Largas horas diferentes
Si se está obligado a no moverse de la cama, una pieza de hospital se vuelve cabina estratosférica: todo en ella responde a un ritmo que poco tiene que ver con el ritmo cotidiano de la ciudad ahí afuera, ahí al lado. Se está en otro orden, se entra en otros ciclos, como un astronauta que sin embargo siguiera viendo los árboles más allá de la ventana, el paso de las nubes, la grúa anaranjada que va y viene transportando cemento y ladrillos.

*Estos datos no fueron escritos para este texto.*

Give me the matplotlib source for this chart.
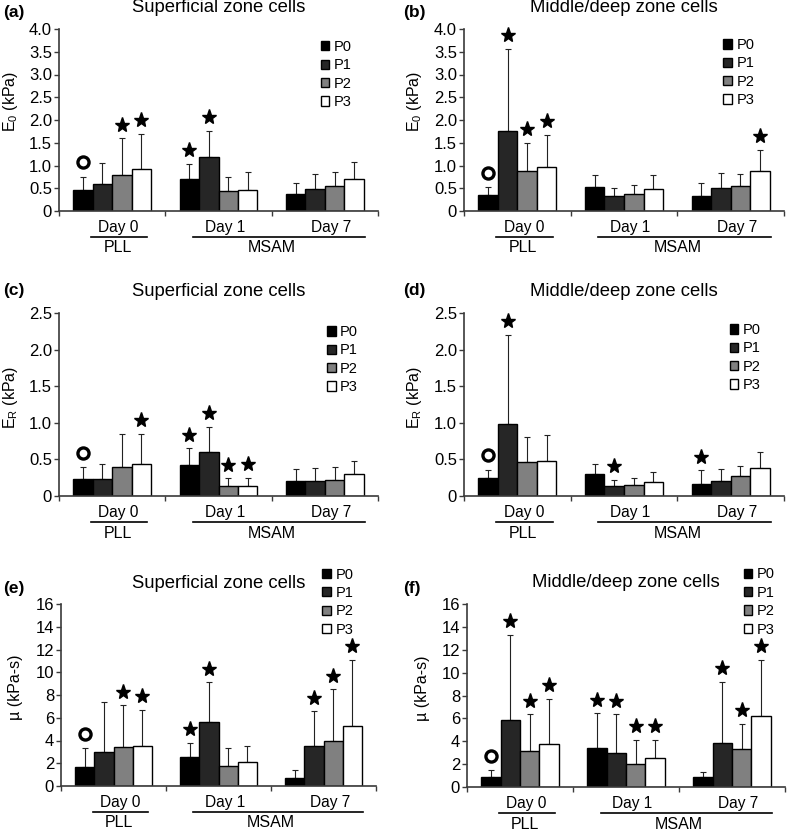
import matplotlib
matplotlib.use("Agg")
import matplotlib.pyplot as plt
import matplotlib.transforms as mtransforms
from matplotlib.patches import Patch
import numpy as np

plt.rcParams['font.family'] = ['Liberation Sans', 'DejaVu Sans']
plt.rcParams['mathtext.fontset'] = 'custom'
plt.rcParams['mathtext.rm'] = 'Liberation Sans'
plt.rcParams['mathtext.it'] = 'Liberation Sans:italic'

days = ['Day 0', 'Day 1', 'Day 7']
passages = ['P0', 'P1', 'P2', 'P3']
colors = ['#000000', '#262626', '#808080', '#ffffff']

# means per day (rows) and passage (cols), upper SD, markers: o = circle, * = star
e0_sup_mean = [[0.47, 0.60, 0.80, 0.92], [0.70, 1.18, 0.43, 0.46], [0.37, 0.48, 0.55, 0.70]]
e0_sup_sd = [[0.28, 0.46, 0.80, 0.78], [0.34, 0.58, 0.32, 0.39], [0.25, 0.33, 0.30, 0.37]]
e0_sup_mark = ['o.**', '**..', '....']

e0_mid_mean = [[0.36, 1.75, 0.89, 0.97], [0.52, 0.32, 0.37, 0.48], [0.33, 0.50, 0.55, 0.88]]
e0_mid_sd = [[0.16, 1.82, 0.61, 0.71], [0.27, 0.18, 0.20, 0.31], [0.28, 0.34, 0.27, 0.47]]
e0_mid_mark = ['o***', '....', '...*']

er_sup_mean = [[0.23, 0.23, 0.39, 0.44], [0.43, 0.60, 0.14, 0.13], [0.20, 0.21, 0.22, 0.30]]
er_sup_sd = [[0.16, 0.21, 0.46, 0.41], [0.22, 0.34, 0.10, 0.12], [0.17, 0.17, 0.18, 0.18]]
er_sup_mark = ['o..*', '****', '....']

er_mid_mean = [[0.25, 0.99, 0.46, 0.48], [0.30, 0.13, 0.15, 0.19], [0.17, 0.21, 0.27, 0.38]]
er_mid_sd = [[0.11, 1.21, 0.34, 0.35], [0.14, 0.09, 0.10, 0.14], [0.18, 0.16, 0.14, 0.22]]
er_mid_mark = ['o*..', '.*..', '*...']

mu_sup_mean = [[1.7, 3.0, 3.4, 3.5], [2.55, 5.6, 1.8, 2.1], [0.7, 3.55, 3.95, 5.25]]
mu_sup_sd = [[1.6, 4.4, 3.7, 3.2], [1.25, 3.5, 1.5, 1.4], [0.7, 3.0, 4.55, 5.85]]
mu_sup_mark = ['o.**', '**..', '.***']

mu_mid_mean = [[0.85, 5.85, 3.15, 3.8], [3.45, 3.0, 2.05, 2.55], [0.85, 3.85, 3.35, 6.25]]
mu_mid_sd = [[0.6, 7.45, 3.2, 3.9], [3.0, 3.35, 2.1, 1.6], [0.5, 5.35, 2.15, 4.85]]
mu_mid_mark = ['o***', '****', '.***']

W, H = 787, 831
fig = plt.figure(figsize=(W / 100, H / 100), dpi=100)


def px_axes(left, top, right, bottom):
    return fig.add_axes([left / W, 1 - bottom / H, (right - left) / W, (bottom - top) / H])


def panel(ax, title, ylabel, mean, sd, marks, ymax, ystep, yfmt, ylab_xy, leg_xy):
    mean = np.array(mean)
    sd = np.array(sd)
    x = np.arange(len(days))
    w = 0.183
    for j in range(4):
        xs = x + (j - 1.5) * w
        ax.bar(xs, mean[:, j], w, color=colors[j], edgecolor='black', linewidth=1.0, zorder=2)
        ax.errorbar(xs, mean[:, j], yerr=[np.zeros(3), sd[:, j]], fmt='none',
                    ecolor='#222222', elinewidth=0.8, capsize=2.2, capthick=0.8, zorder=1)
        for i in range(3):
            m = marks[i][j]
            top = mean[i, j] + sd[i, j]
            if m == '*':
                ax.plot(xs[i], top + 0.075 * ymax, marker='*', ms=11, color='black',
                        clip_on=False, zorder=3)
            elif m == 'o':
                ax.plot(xs[i], top + 0.08 * ymax, marker='o', ms=8, mfc='white',
                        mec='black', mew=2.4, clip_on=False, zorder=3)

    ax.set_xlim(-0.5, 2.5)
    ax.set_ylim(0, ymax)
    ticks = np.arange(0, ymax + ystep / 2, ystep)
    ax.set_yticks(ticks)
    ax.set_yticklabels(['0'] + [yfmt.format(t) for t in ticks[1:]])
    ax.set_xticks([-0.5, 0.5, 1.5, 2.5])
    ax.set_xticklabels([])
    for s in ['top', 'right']:
        ax.spines[s].set_visible(False)
    for s in ['left', 'bottom']:
        ax.spines[s].set_color('#3a3a3a')
        ax.spines[s].set_linewidth(1.2)
    ax.tick_params(axis='both', direction='out', length=3.5, width=1.0,
                   color='#3a3a3a', labelsize=12, pad=1.5)

    ax.set_ylabel(ylabel, fontsize=11.5)
    ax.yaxis.set_label_coords(*ylab_xy)

    ax.text(0.5, 1 + 21 / 182, title, transform=ax.transAxes, ha='center',
            va='center', fontsize=13.3)

    tr = mtransforms.blended_transform_factory(ax.transData, ax.transAxes)
    for i, d in enumerate(days):
        ax.text(i + 0.06, -0.088, d, transform=tr, ha='center', va='center', fontsize=11.2)
    ax.plot([-0.2, 0.33], [-0.143, -0.143], transform=tr, color='black', lw=1.2, clip_on=False)
    ax.plot([0.76, 2.38], [-0.143, -0.143], transform=tr, color='black', lw=1.2, clip_on=False)
    ax.text(0.05, -0.203, 'PLL', transform=tr, ha='center', va='center', fontsize=11.5)
    ax.text(1.5, -0.203, 'MSAM', transform=tr, ha='center', va='center', fontsize=11.5)

    handles = [Patch(facecolor=c, edgecolor='black', linewidth=1.0) for c in colors]
    ax.legend(handles, passages, loc='upper left', bbox_to_anchor=leg_xy, frameon=False,
              fontsize=10.5, handlelength=0.6, handleheight=0.6, handletextpad=0.3,
              labelspacing=0.3, borderpad=0, borderaxespad=0)


axes = {
    'a': px_axes(59, 29, 378, 211),
    'b': px_axes(464, 29, 784, 211),
    'c': px_axes(59, 313, 378, 496),
    'd': px_axes(464, 313, 784, 496),
    'e': px_axes(61, 604, 376, 786),
    'f': px_axes(467, 604, 785, 787),
}

e0_lab = r'E$_\mathrm{0}$ (kPa)'
er_lab = r'E$_\mathrm{R}$ (kPa)'
mu_lab = 'µ (kPa-s)'
sup = 'Superficial zone cells'
mid = 'Middle/deep zone cells'

panel(axes['a'], sup, e0_lab, e0_sup_mean, e0_sup_sd, e0_sup_mark, 4.0, 0.5, '{:.1f}',
      (-0.122, 0.6), (0.82, 0.94))
panel(axes['b'], mid, e0_lab, e0_mid_mean, e0_mid_sd, e0_mid_mark, 4.0, 0.5, '{:.1f}',
      (-0.125, 0.6), (0.81, 0.95))
panel(axes['c'], sup, er_lab, er_sup_mean, er_sup_sd, er_sup_mark, 2.5, 0.5, '{:.1f}',
      (-0.122, 0.54), (0.84, 0.934))
panel(axes['d'], mid, er_lab, er_mid_mean, er_mid_sd, er_mid_mark, 2.5, 0.5, '{:.1f}',
      (-0.125, 0.54), (0.83, 0.945))
panel(axes['e'], sup, mu_lab, mu_sup_mean, mu_sup_sd, mu_sup_mark, 16, 2, '{:.0f}',
      (-0.12, 0.54), (0.83, 1.2))
panel(axes['f'], mid, mu_lab, mu_mid_mean, mu_mid_sd, mu_mid_mark, 16, 2, '{:.0f}',
      (-0.116, 0.54), (0.87, 1.2))

letters = [('(a)', 3, 12), ('(b)', 403, 12), ('(c)', 3, 290),
           ('(d)', 403, 290), ('(e)', 3, 588), ('(f)', 403, 588)]
for t, lx, ly in letters:
    fig.text(lx / W, 1 - ly / H, t, ha='left', va='center', fontsize=12.5, fontweight='bold')

fig.savefig('out.png', dpi=100)
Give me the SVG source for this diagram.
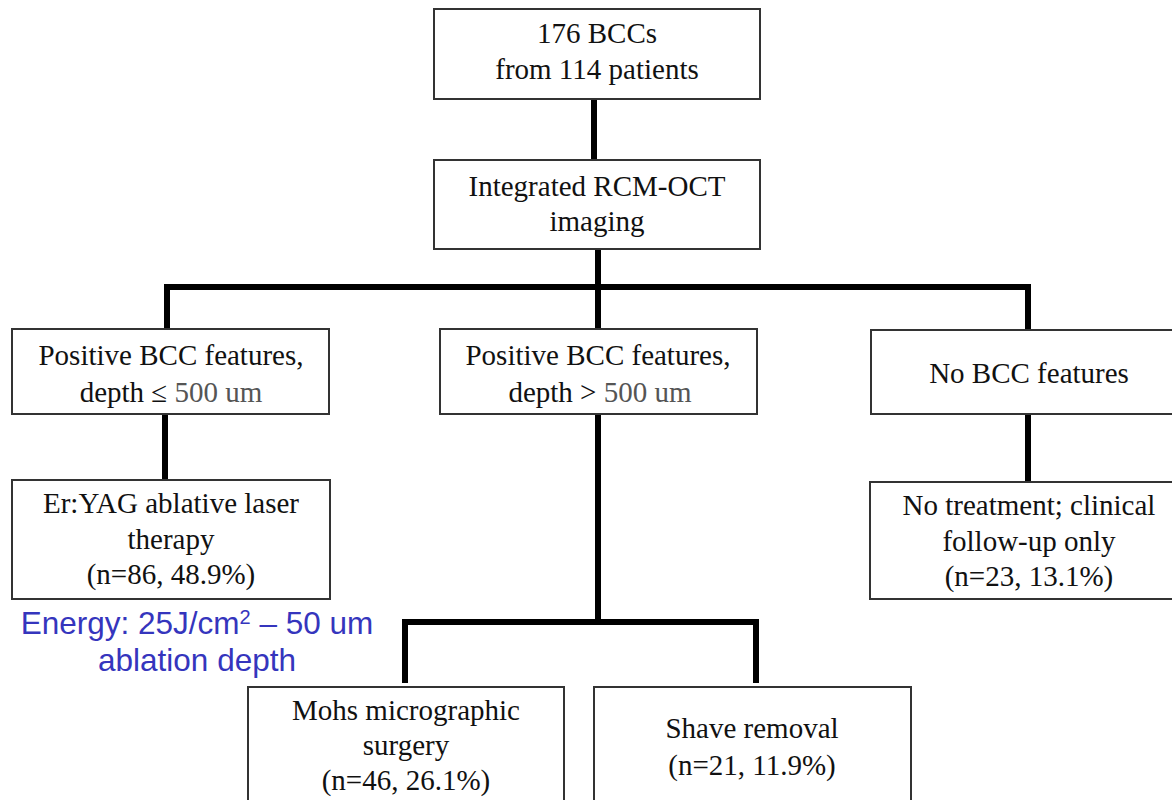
<svg xmlns="http://www.w3.org/2000/svg" width="1172" height="800" viewBox="0 0 1172 800">
<style>
.box{fill:#fff;stroke:#333;stroke-width:2}
.t{font-family:"Liberation Serif","Times New Roman",serif;font-size:29px;fill:#111;text-anchor:middle}
.g{fill:#555}
.c{stroke:#000;stroke-width:6;fill:none;stroke-linecap:butt;stroke-linejoin:miter}
.blue{font-family:"Liberation Sans",Arial,sans-serif;font-size:31.5px;fill:#3535bd;text-anchor:middle}
</style>
<rect width="1172" height="800" fill="#fff"/>
<g id="connectors">
<path class="c" d="M594 99V160"/>
<path class="c" d="M598 249V287"/>
<path class="c" d="M167 333V287H1028V333"/>
<path class="c" d="M598 287V330"/>
<path class="c" d="M165 414V481"/>
<path class="c" d="M1028 414V482"/>
<path class="c" d="M598 414V622"/>
<path class="c" d="M405 683V622H756V683"/>
</g>
<g id="n1"><rect class="box" x="434" y="9" width="326" height="90"/>
<text class="t" x="597" y="43">176 BCCs</text><text class="t" x="597" y="79">from 114 patients</text></g>
<g id="n2"><rect class="box" x="434" y="160" width="326" height="89"/>
<text class="t" x="597" y="196">Integrated RCM-OCT</text><text class="t" x="597" y="231">imaging</text></g>
<g id="n3"><rect class="box" x="12" y="329" width="317" height="85"/>
<text class="t" x="171" y="365">Positive BCC features,</text><text class="t" x="171" y="402">depth ≤ <tspan class="g">500 um</tspan></text></g>
<g id="n4"><rect class="box" x="440" y="329" width="317" height="85"/>
<text class="t" x="598" y="365">Positive BCC features,</text><text class="t" x="600" y="402">depth &gt; <tspan class="g">500 um</tspan></text></g>
<g id="n5"><rect class="box" x="871" y="330" width="310" height="84"/>
<text class="t" x="1029" y="383">No BCC features</text></g>
<g id="n6"><rect class="box" x="12" y="480" width="318" height="119"/>
<text class="t" x="171" y="513">Er:YAG ablative laser</text><text class="t" x="171" y="549">therapy</text><text class="t" x="171" y="584">(n=86, 48.9%)</text></g>
<g id="n7"><rect class="box" x="870" y="482" width="311" height="117"/>
<text class="t" x="1029" y="515">No treatment; clinical</text><text class="t" x="1029" y="551">follow-up only</text><text class="t" x="1029" y="586">(n=23, 13.1%)</text></g>
<g id="n8"><rect class="box" x="248" y="687" width="316" height="130"/>
<text class="t" x="406" y="720">Mohs micrographic</text><text class="t" x="406" y="755">surgery</text><text class="t" x="406" y="790">(n=46, 26.1%)</text></g>
<g id="n9"><rect class="box" x="594" y="687" width="317" height="130"/>
<text class="t" x="752" y="738">Shave removal</text><text class="t" x="752" y="775">(n=21, 11.9%)</text></g>
<g id="note"><text class="blue" x="197" y="634">Energy: 25J/cm<tspan font-size="20" dy="-10">2</tspan><tspan dy="10"> – 50 um</tspan></text>
<text class="blue" x="197" y="671">ablation depth</text></g>
</svg>
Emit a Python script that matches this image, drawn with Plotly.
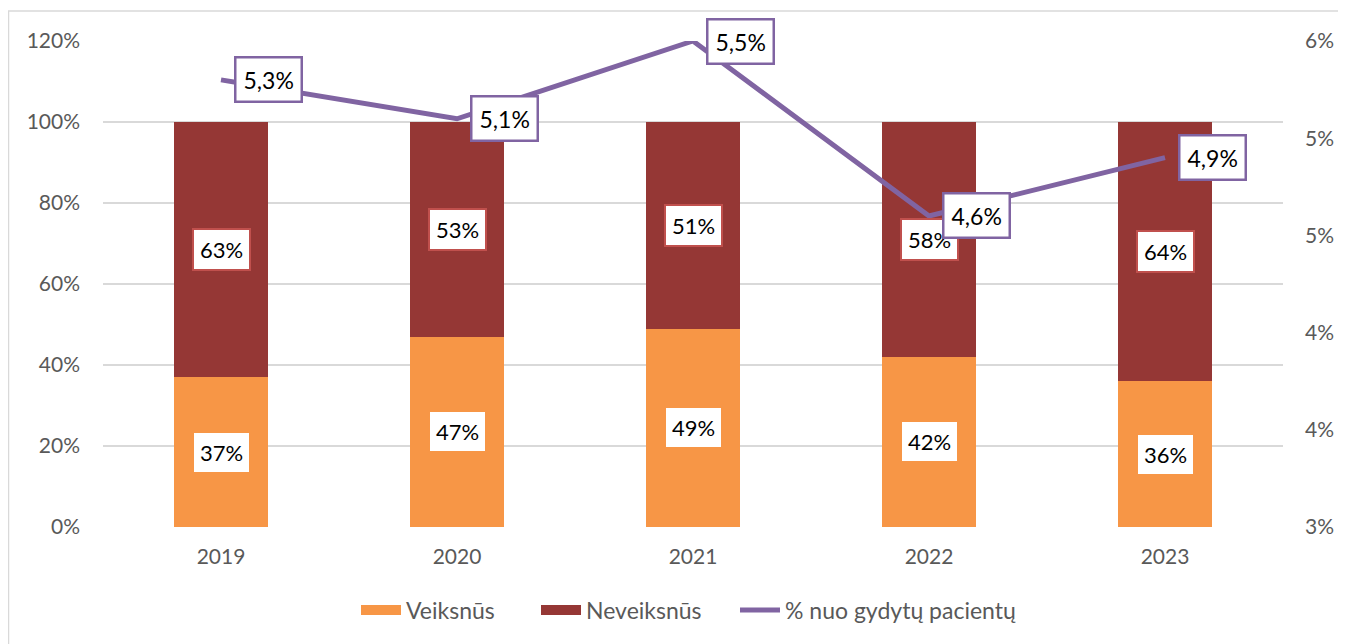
import plotly.graph_objects as go

years = ["2019", "2020", "2021", "2022", "2023"]
veiksnus = [37, 47, 49, 42, 36]
neveiksnus = [63, 53, 51, 58, 64]
pct_patients = [5.3, 5.1, 5.5, 4.6, 4.9]
pct_labels = ["5,3%", "5,1%", "5,5%", "4,6%", "4,9%"]
left_ticks = [0, 20, 40, 60, 80, 100, 120]
left_ticktext = ["0%", "20%", "40%", "60%", "80%", "100%", "120%"]
right_ticks = [3.0, 3.5, 4.0, 4.5, 5.0, 5.5]
right_ticktext = ["3%", "4%", "4%", "5%", "5%", "6%"]

ORANGE = "#F79646"
DARKRED = "#953735"
PURPLE = "#8064A2"
FONT = "Lato"
GRAY = "#595959"

W, H = 1346, 644
L, R, T, B = 95, 71, 33, 125
PW, PH = W - L - R, H - T - B

fig = go.Figure()
fig.add_trace(go.Bar(x=years, y=veiksnus, name="Veiksnūs", marker_color=ORANGE,
                     marker_line_width=0, showlegend=False))
fig.add_trace(go.Bar(x=years, y=neveiksnus, name="Neveiksnūs", marker_color=DARKRED,
                     marker_line_width=0, showlegend=False))
fig.add_trace(go.Scatter(x=years, y=pct_patients, name="% nuo gydytų pacientų",
                         mode="lines", line=dict(color=PURPLE, width=5), yaxis="y2",
                         showlegend=False))
# legend entries (swatches)
fig.add_trace(go.Scatter(x=[None], y=[None], name="Veiksnūs", mode="lines",
                         line=dict(color=ORANGE, width=15), legendwidth=125))
fig.add_trace(go.Scatter(x=[None], y=[None], name="Neveiksnūs", mode="lines",
                         line=dict(color=DARKRED, width=15), legendwidth=144))
fig.add_trace(go.Scatter(x=[None], y=[None], name="% nuo gydytų pacientų", mode="lines",
                         line=dict(color=PURPLE, width=5), yaxis="y2", legendwidth=240))

annotations = []
for i, yr in enumerate(years):
    annotations.append(dict(x=i, y=veiksnus[i] / 2, xref="x", yref="y",
                            text=f"{veiksnus[i]}%", showarrow=False,
                            font=dict(family=FONT, size=22, color="black"),
                            bgcolor="white", bordercolor=ORANGE, borderwidth=2, borderpad=6))
    annotations.append(dict(x=i, y=veiksnus[i] + neveiksnus[i] / 2, xref="x", yref="y",
                            text=f"{neveiksnus[i]}%", showarrow=False,
                            font=dict(family=FONT, size=22, color="black"),
                            bgcolor="white", bordercolor="#C0504D", borderwidth=2, borderpad=6))
    annotations.append(dict(x=i, y=pct_patients[i], xref="x", yref="y2",
                            text=pct_labels[i], showarrow=False, xanchor="left",
                            xshift=13, yshift=0,
                            font=dict(family=FONT, size=23, color="black"),
                            bgcolor="white", bordercolor=PURPLE, borderwidth=2.5, borderpad=7))

fig.update_layout(
    width=W, height=H,
    margin=dict(l=L, r=R, t=T, b=B, autoexpand=False),
    barmode="stack", bargap=0.6,
    plot_bgcolor="white", paper_bgcolor="white",
    font=dict(family=FONT, size=21, color=GRAY),
    xaxis=dict(type="category", range=[-0.5, len(years) - 0.5], autorange=False,
               showgrid=False, showline=False, ticks="",
               ticklabelstandoff=15, tickfont=dict(size=21, color=GRAY)),
    yaxis=dict(range=[0, 120], tickvals=left_ticks, ticktext=left_ticktext,
               showgrid=True, gridcolor="#D9D9D9", gridwidth=1.5, zeroline=False,
               showline=False, ticks="", ticklabelstandoff=22,
               tickfont=dict(size=21, color=GRAY)),
    yaxis2=dict(range=[3, 5.5], tickvals=right_ticks, ticktext=right_ticktext,
                overlaying="y", side="right", showgrid=False, zeroline=False,
                showline=False, ticks="", ticklabelstandoff=21,
                tickfont=dict(size=21, color=GRAY)),
    legend=dict(orientation="h", x=0.5, xanchor="center", y=(T + PH - 602) / PH,
                yanchor="middle", font=dict(size=23, color=GRAY),
                traceorder="normal", itemwidth=40),
    annotations=annotations,
    shapes=[dict(type="rect", xref="paper", yref="paper",
                 x0=(0.5 - L) / PW, x1=1.3,
                 y0=-0.6, y1=(T + PH - 3) / PH,
                 line=dict(color="#D9D9D9", width=1.5), fillcolor="rgba(0,0,0,0)", layer="below")],
)

fig.write_html("out.html")
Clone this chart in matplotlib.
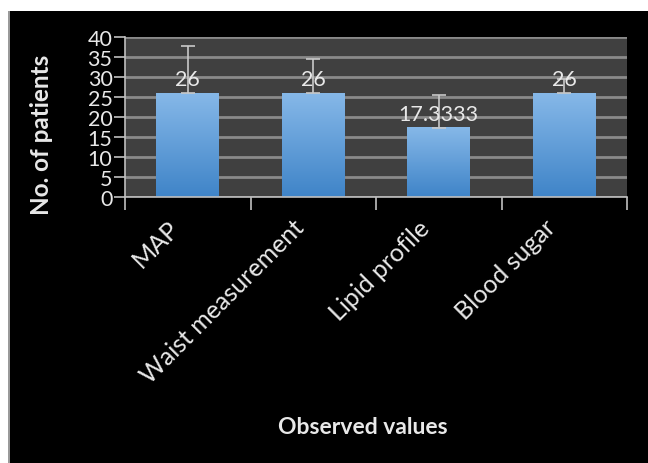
import numpy as np
import matplotlib.pyplot as plt

categories = ['MAP', 'Waist measurement', 'Lipid profile', 'Blood sugar']
values = [26, 26, 17.3333, 26]
value_labels = ['26', '26', '17.3333', '26']
errors_up = [11.7, 8.5, 8.2, 3.5]
yticks = [0, 5, 10, 15, 20, 25, 30, 35, 40]

plt.rcParams['font.family'] = ['Lato', 'DejaVu Sans']

fig = plt.figure(figsize=(6.48, 4.64), dpi=100)
fig.patch.set_facecolor('white')
# black panel with a thin gray left border
fig.patches.append(plt.Rectangle((9 / 648, 0), 1, 1 - 12 / 464, transform=fig.transFigure,
                                 facecolor='black', edgecolor='none', zorder=-2))
fig.patches.append(plt.Rectangle((8 / 648, 0), 1.5 / 648, 1 - 12 / 464, transform=fig.transFigure,
                                 facecolor='#9a9a9a', edgecolor='none', zorder=-1))

ax = fig.add_axes([125 / 648, 1 - 198 / 464, 502 / 648, 160 / 464])
ax.set_facecolor('#404040')

x = np.arange(len(categories))
width = 0.5

# bars with a vertical blue gradient
grad = np.linspace(0, 1, 256).reshape(-1, 1)
cmap = plt.matplotlib.colors.LinearSegmentedColormap.from_list('bar', ['#3f84c8', '#86b8e8'])
for xi, v in zip(x, values):
    ax.imshow(grad, extent=(xi - width / 2, xi + width / 2, 0, v), origin='lower',
              cmap=cmap, aspect='auto', zorder=2)

ax.errorbar(x, values, yerr=[[0] * len(values), errors_up], fmt='none',
            ecolor='#c8c8c8', elinewidth=1.2, capsize=5, capthick=1.2, zorder=3)

for xi, v, lab in zip(x, values, value_labels):
    ax.text(xi, v + 1.0, lab, ha='center', va='bottom', color='#e8e8e8',
            fontsize=15.5, zorder=4)

ax.set_xlim(-0.5, len(categories) - 0.5)
ax.set_ylim(0, 40)
ax.set_yticks(yticks)
ax.set_yticklabels([str(t) for t in yticks], color='#e8e8e8', fontsize=15.5)
ax.yaxis.grid(True, color='#8a8a8a', linewidth=2)
ax.set_axisbelow(True)
ax.tick_params(axis='y', length=8, width=1.2, color='#bfbfbf', pad=1)

# category boundary ticks
ax.set_xticks(np.arange(len(categories) + 1) - 0.5)
ax.set_xticklabels([])
ax.tick_params(axis='x', length=9, width=1.2, color='#bfbfbf')
for xi, cat in zip(x, categories):
    ax.annotate(cat, xy=(xi, 0), xycoords=('data', 'axes fraction'),
                xytext=(-9, -19), textcoords='offset points',
                rotation=45, ha='right', va='center', rotation_mode='anchor',
                color='#e8e8e8', fontsize=18, annotation_clip=False)

for side in ['top', 'right']:
    ax.spines[side].set_visible(False)
ax.spines['left'].set_color('#bfbfbf')
ax.spines['bottom'].set_color('#bfbfbf')
ax.spines['left'].set_linewidth(1.2)
ax.spines['bottom'].set_linewidth(1.2)

fig.text(42 / 648, 1 - 135 / 464, 'No. of patients', rotation=90, ha='center', va='center',
         color='#e8e8e8', fontsize=17.5, fontweight='bold')
fig.text(363 / 648, 1 - 428 / 464, 'Observed values', ha='center', va='center',
         color='#e8e8e8', fontsize=16.5, fontweight='bold')

fig.savefig('out.png', dpi=100, facecolor=fig.get_facecolor())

El tiempo se contrae y se dilata aquí de una manera que nada tiene que ver con ese otro tiempo por el que oigo correr los autos en la calle del hospital. A la hora en que mis amigos duermen profundamente, la luz se enciende en mi pieza y la primera enfermera del día viene a tomarme el pulso y la temperatura. Jamás, del otro lado, tomé el desayuno tan temprano, y al principio me quedaba dormido sobre mi modesta ración de pan sin sal y mi tazón de té; el hombre de fuera lucha con el de dentro, su cuerpo no comprende esa mutación.
Por eso después del desayuno me duermo de nuevo, mientras del otro lado la gente se levanta, toma su café y se va al trabajo; estamos ya en plena diferencia, que se acentuará a medida que avance el día. Aquí, por ejemplo, hay una saturación máxima de actividades entre las diez y las doce, que comparativamente supera la del otro lado; las enfermeras preparan al paciente para la visita de los médicos, hay que levantarse para que nos tiendan la cama, el agua y el jabón invaden el suelo, llega el médico jefe con su séquito de internos y estudiantes, se discute y se diagnostica, se saca la lengua y se muestra la barriga, se dice treintatrés y se hacen preguntas ansiosas a las que responden sonrisas diplomadas. Apenas ha terminado esta convulsiva acumulación de actividades cuando llega el almuerzo, exactamente a la hora en que mis amigos estiran las piernas y toman un cafecito hablando de cosas livianas. Y cuando ellos salgan a almorzar y los restaurantes se llenen de voces, servilletas y pucheros a la española, aquí se ha pasado ya al gran silencio, al silencio un poco pavoroso de la larga tarde que empieza.
De la una a las seis no ocurre nada, el tiempo para los insomnes o los que no aman la lectura se vuelve como un disco de cuarenta y cinco revoluciones pasado a dieciséis, una lenta goma resbalosa. Incluso las visitas, reglamentariamente muy cortas, no alcanzan a anular ese desierto de tiempo, que sentiremos todavía más cuando se hayan ido. Entre tanto el mundo de afuera alcanza en esas horas su paroxismo de trabajo, de tráfico, los ministros celebran entrevistas trascendentales, el dólar sube o baja, las grandes tiendas no dan abasto, el cielo concentra la máxima cantidad de aviones, mientras aquí en el hospital llenamos lentamente un vaso de agua, lo bebemos haciéndolo durar, encendemos un cigarrillo como un ritual que inscriba un contenido mínimo y precioso en ese silencio de los pasillos, en esa duración interminable. Entonces llegará la cena entre cinco y media y seis, y cuando a su vez la gente de fuera se disponga a cenar nosotros estaremos ya durmiendo, irremediablemente desplazados de lo que era nuestra lejanísima vida de una semana atrás.
Imagino que las cárceles y los cuarteles responderán también a ritmos diferentes del gran ritmo. A las nueve de la noche el prisionero y el soldado pensarán como nosotros que en ese instante se levantan los telones de los teatros, que la gente entra en los cines y los restaurantes. Por razones diferentes pero análogas la ciudad nos margina, y eso, de alguna manera más o menos clara, duele. Acaso ese dolor hace que algunos tardemos en mejorar, que otros vuelvan a la delincuencia, y que otros descubran poco a poco un placer en la idea de matar.
1 comentario:
Al final, la del hospital es otra rutina más. Y sentirse marginado es inevitable. Sos como un caballito que atienden al lado de la pista, mientras la carrera sigue, sin vos obviamente, y sin la certeza de una normalidad al reintegrarte... a veces, sin la certeza de reintegrarte.